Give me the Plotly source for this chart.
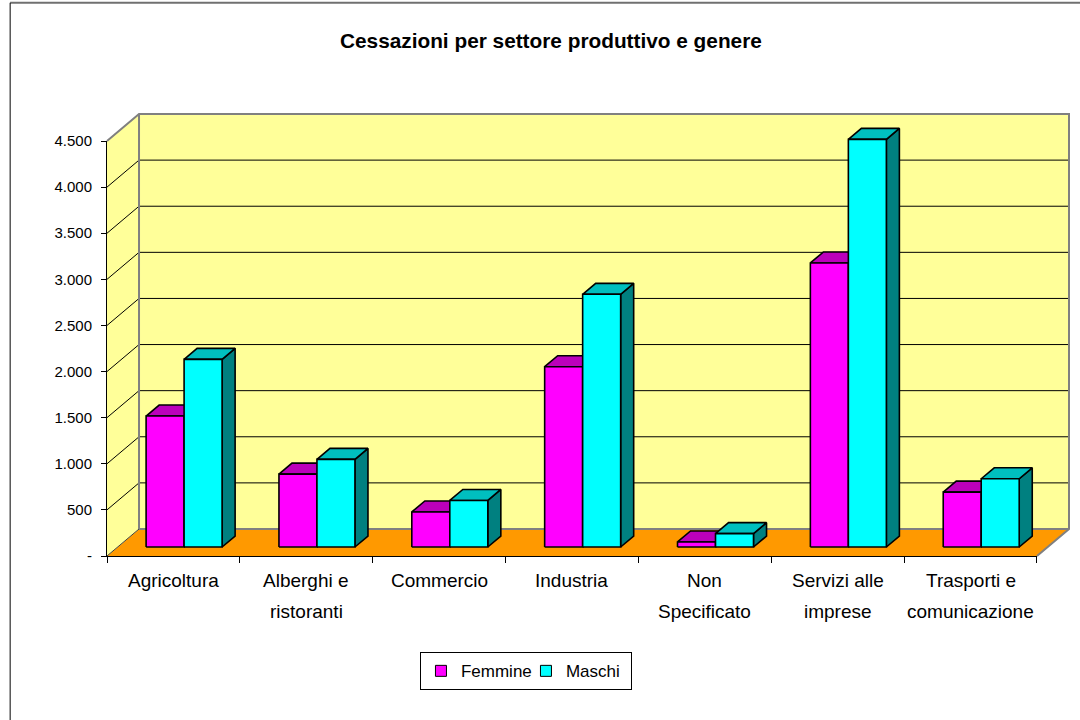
import plotly.graph_objects as go

# ---------------- data ----------------
categories = ["Agricoltura", "Alberghi e ristoranti", "Commercio", "Industria",
              "Non Specificato", "Servizi alle imprese", "Trasporti e comunicazione"]
label_line1 = ["Agricoltura", "Alberghi e", "Commercio", "Industria", "Non", "Servizi alle", "Trasporti e"]
label_line2 = ["", "ristoranti", "", "", "Specificato", "imprese", "comunicazione"]
femmine = [1420, 790, 380, 1955, 55, 3080, 595]
maschi = [2035, 950, 505, 2740, 145, 4420, 740]
y_tick_vals = [0, 500, 1000, 1500, 2000, 2500, 3000, 3500, 4000, 4500]
y_tick_text = ["-", "500", "1.000", "1.500", "2.000", "2.500", "3.000", "3.500", "4.000", "4.500"]
series_names = ["Femmine", "Maschi"]

# ---------------- layout geometry (pixels) ----------------
W, H = 1080, 720
AX_L, AX_R = 107.3, 1036.7   # front category axis ends
AX_B, AX_T = 555.7, 140.7    # front pixel of 0 and of y max tick
DEPTH_PX_X, DEPTH_PX_Y = 32.0, 27.0
PAD = 4.0
N = len(categories)
YMAX = y_tick_vals[-1]

xs = (AX_R - AX_L) / N            # px per x unit
ys = (AX_B - AX_T) / YMAX         # px per y unit
DX = DEPTH_PX_X / xs
DY = DEPTH_PX_Y / ys

xmin = -0.5 - PAD / xs
xmax = N - 0.5 + DX + PAD / xs
ymin = 0 - PAD / ys
ymax = YMAX + DY + PAD / ys

plot_L = AX_L - PAD
plot_R = AX_R + DEPTH_PX_X + PAD
plot_T = AX_T - DEPTH_PX_Y - PAD
plot_B = AX_B + PAD


def px_to_paper_x(px):
    return (px - plot_L) / (plot_R - plot_L)


def px_to_paper_y(py):
    return (plot_B - py) / (plot_B - plot_T)


WALL = "#FFFF99"
FLOOR = "#FF9900"
EDGE = "#808080"
COLORS = {
    "Femmine": ("#FF00FF", "#BB00BB", "#800080"),
    "Maschi": ("#00FFFF", "#00BFBF", "#008080"),
}

fig = go.Figure()


def poly(xv, yv, fill, line_color, line_width=1.0):
    fig.add_trace(go.Scatter(
        x=list(xv) + [xv[0]], y=list(yv) + [yv[0]], mode="lines", fill="toself",
        fillcolor=fill, line=dict(color=line_color, width=line_width),
        hoverinfo="skip", showlegend=False))


def line(xv, yv, color, width=1.0):
    fig.add_trace(go.Scatter(x=xv, y=yv, mode="lines", line=dict(color=color, width=width),
                             hoverinfo="skip", showlegend=False))


x_left, x_right = -0.5, N - 0.5

# floor
poly([x_left, x_right, x_right + DX, x_left + DX], [0, 0, DY, DY], FLOOR, FLOOR, 0.5)
# left wall
poly([x_left, x_left + DX, x_left + DX, x_left], [0, DY, YMAX + DY, YMAX], WALL, WALL, 0.5)
# back wall
poly([x_left + DX, x_right + DX, x_right + DX, x_left + DX], [DY, DY, YMAX + DY, YMAX + DY], WALL, WALL, 0.5)

# gridlines (on left wall + back wall)
for t in y_tick_vals[1:-1]:
    line([x_left, x_left + DX, x_right + DX], [t, t + DY, t + DY], "black", 1)

# wall / floor edges
line([x_left, x_left + DX, x_right + DX, x_right + DX, x_right],
     [YMAX, YMAX + DY, YMAX + DY, DY, 0], EDGE, 2)
line([x_left + DX, x_left + DX, x_right + DX], [YMAX + DY, DY, DY], EDGE, 2)
line([x_left, x_left + DX], [0, DY], "#404040", 1)

# bars
BW = 0.286
D0, D1 = 0.333, 0.74
for i in range(N):
    for name, vals, x0 in (("Femmine", femmine, i - BW), ("Maschi", maschi, i)):
        v = vals[i]
        x1 = x0 + BW
        front, top, side = COLORS[name]
        fx0, fx1, fb = x0 + D0 * DX, x1 + D0 * DX, D0 * DY
        bx0, bx1, bb = x0 + D1 * DX, x1 + D1 * DX, D1 * DY
        poly([fx1, bx1, bx1, fx1], [fb, bb, v + bb, v + fb], side, "black", 1.6)
        poly([fx0, fx1, bx1, bx0], [v + fb, v + fb, v + bb, v + bb], top, "black", 1.6)
        poly([fx0, fx1, fx1, fx0], [fb, fb, v + fb, v + fb], front, "black", 1.6)

# legend entries
for name in series_names:
    fig.add_trace(go.Scatter(x=[None], y=[None], mode="markers", name=name,
                             marker=dict(symbol="square", size=11, color=COLORS[name][0],
                                         line=dict(color="black", width=1))))

# dummy trace for visible axes
fig.add_trace(go.Scatter(x=[None], y=[None], xaxis="x2", yaxis="y2", showlegend=False,
                         hoverinfo="skip"))

FONT = "Arial, Liberation Sans, sans-serif"

# category labels
for i in range(N):
    fig.add_annotation(x=i, xref="x", y=px_to_paper_y(580), yref="paper", text=label_line1[i],
                       showarrow=False, yanchor="middle", font=dict(family=FONT, size=19, color="black"))
    if label_line2[i]:
        fig.add_annotation(x=i, xref="x", y=px_to_paper_y(611), yref="paper", text=label_line2[i],
                           showarrow=False, yanchor="middle", font=dict(family=FONT, size=19, color="black"))

# title
fig.add_annotation(x=px_to_paper_x(551), xref="paper", y=px_to_paper_y(40), yref="paper",
                   text="<b>Cessazioni per settore produttivo e genere</b>", showarrow=False,
                   yanchor="middle", font=dict(family=FONT, size=20.8, color="black"))

# outer frame
fig.add_shape(type="line", xref="paper", yref="paper",
              x0=px_to_paper_x(10.5), x1=px_to_paper_x(1090), y0=px_to_paper_y(2.5), y1=px_to_paper_y(2.5),
              line=dict(color="#707070", width=2))
fig.add_shape(type="line", xref="paper", yref="paper",
              x0=px_to_paper_x(10.5), x1=px_to_paper_x(10.5), y0=px_to_paper_y(2.5), y1=px_to_paper_y(730),
              line=dict(color="black", width=1))

x2_dom = [(x_left - xmin) / (xmax - xmin), (x_right - xmin) / (xmax - xmin)]
y2_dom = [(0 - ymin) / (ymax - ymin), (YMAX - ymin) / (ymax - ymin)]

fig.update_layout(
    width=W, height=H,
    margin=dict(l=plot_L, r=W - plot_R, t=plot_T, b=H - plot_B, autoexpand=False),
    paper_bgcolor="white", plot_bgcolor="rgba(0,0,0,0)",
    font=dict(family=FONT, size=15, color="black"),
    xaxis=dict(range=[xmin, xmax], visible=False, fixedrange=True),
    yaxis=dict(range=[ymin, ymax], visible=False, fixedrange=True),
    xaxis2=dict(domain=x2_dom, range=[x_left, x_right], anchor="y2", showgrid=False, zeroline=False,
                showline=True, linecolor="black", linewidth=1, fixedrange=True,
                tickmode="array", tickvals=[x_left + k for k in range(N + 1)], ticktext=[""] * (N + 1),
                ticks="outside", ticklen=6, tickcolor="black", tickwidth=1),
    yaxis2=dict(domain=y2_dom, range=[0, YMAX], anchor="x2", showgrid=False, zeroline=False,
                showline=True, linecolor="black", linewidth=1, fixedrange=True,
                tickmode="array", tickvals=y_tick_vals, ticktext=y_tick_text,
                ticks="outside", ticklen=5, tickcolor="black", tickwidth=1, ticklabelstandoff=6,
                tickfont=dict(family=FONT, size=15, color="black")),
    legend=dict(orientation="h", x=px_to_paper_x(526), xanchor="center", y=px_to_paper_y(652),
                yanchor="top", bgcolor="white", bordercolor="black", borderwidth=1,
                font=dict(family=FONT, size=17, color="black"), itemwidth=30,
                entrywidth=60, entrywidthmode="pixels"),
    showlegend=True,
)

fig.write_html("out.html", config={"displayModeBar": False, "staticPlot": False},
               post_script="document.body.style.margin='0';document.body.style.overflow='hidden';")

[Direction]: Return the material line for line, from its beginning to the line that contains "fig = go.Figure()", with the pictures left out.

[Answer]:
Give me the Plotly source for this chart.
import plotly.graph_objects as go

# ---------------- data ----------------
categories = ["Agricoltura", "Alberghi e ristoranti", "Commercio", "Industria",
              "Non Specificato", "Servizi alle imprese", "Trasporti e comunicazione"]
label_line1 = ["Agricoltura", "Alberghi e", "Commercio", "Industria", "Non", "Servizi alle", "Trasporti e"]
label_line2 = ["", "ristoranti", "", "", "Specificato", "imprese", "comunicazione"]
femmine = [1420, 790, 380, 1955, 55, 3080, 595]
maschi = [2035, 950, 505, 2740, 145, 4420, 740]
y_tick_vals = [0, 500, 1000, 1500, 2000, 2500, 3000, 3500, 4000, 4500]
y_tick_text = ["-", "500", "1.000", "1.500", "2.000", "2.500", "3.000", "3.500", "4.000", "4.500"]
series_names = ["Femmine", "Maschi"]

# ---------------- layout geometry (pixels) ----------------
W, H = 1080, 720
AX_L, AX_R = 107.3, 1036.7   # front category axis ends
AX_B, AX_T = 555.7, 140.7    # front pixel of 0 and of y max tick
DEPTH_PX_X, DEPTH_PX_Y = 32.0, 27.0
PAD = 4.0
N = len(categories)
YMAX = y_tick_vals[-1]

xs = (AX_R - AX_L) / N            # px per x unit
ys = (AX_B - AX_T) / YMAX         # px per y unit
DX = DEPTH_PX_X / xs
DY = DEPTH_PX_Y / ys

xmin = -0.5 - PAD / xs
xmax = N - 0.5 + DX + PAD / xs
ymin = 0 - PAD / ys
ymax = YMAX + DY + PAD / ys

plot_L = AX_L - PAD
plot_R = AX_R + DEPTH_PX_X + PAD
plot_T = AX_T - DEPTH_PX_Y - PAD
plot_B = AX_B + PAD


def px_to_paper_x(px):
    return (px - plot_L) / (plot_R - plot_L)


def px_to_paper_y(py):
    return (plot_B - py) / (plot_B - plot_T)


WALL = "#FFFF99"
FLOOR = "#FF9900"
EDGE = "#808080"
COLORS = {
    "Femmine": ("#FF00FF", "#BB00BB", "#800080"),
    "Maschi": ("#00FFFF", "#00BFBF", "#008080"),
}

fig = go.Figure()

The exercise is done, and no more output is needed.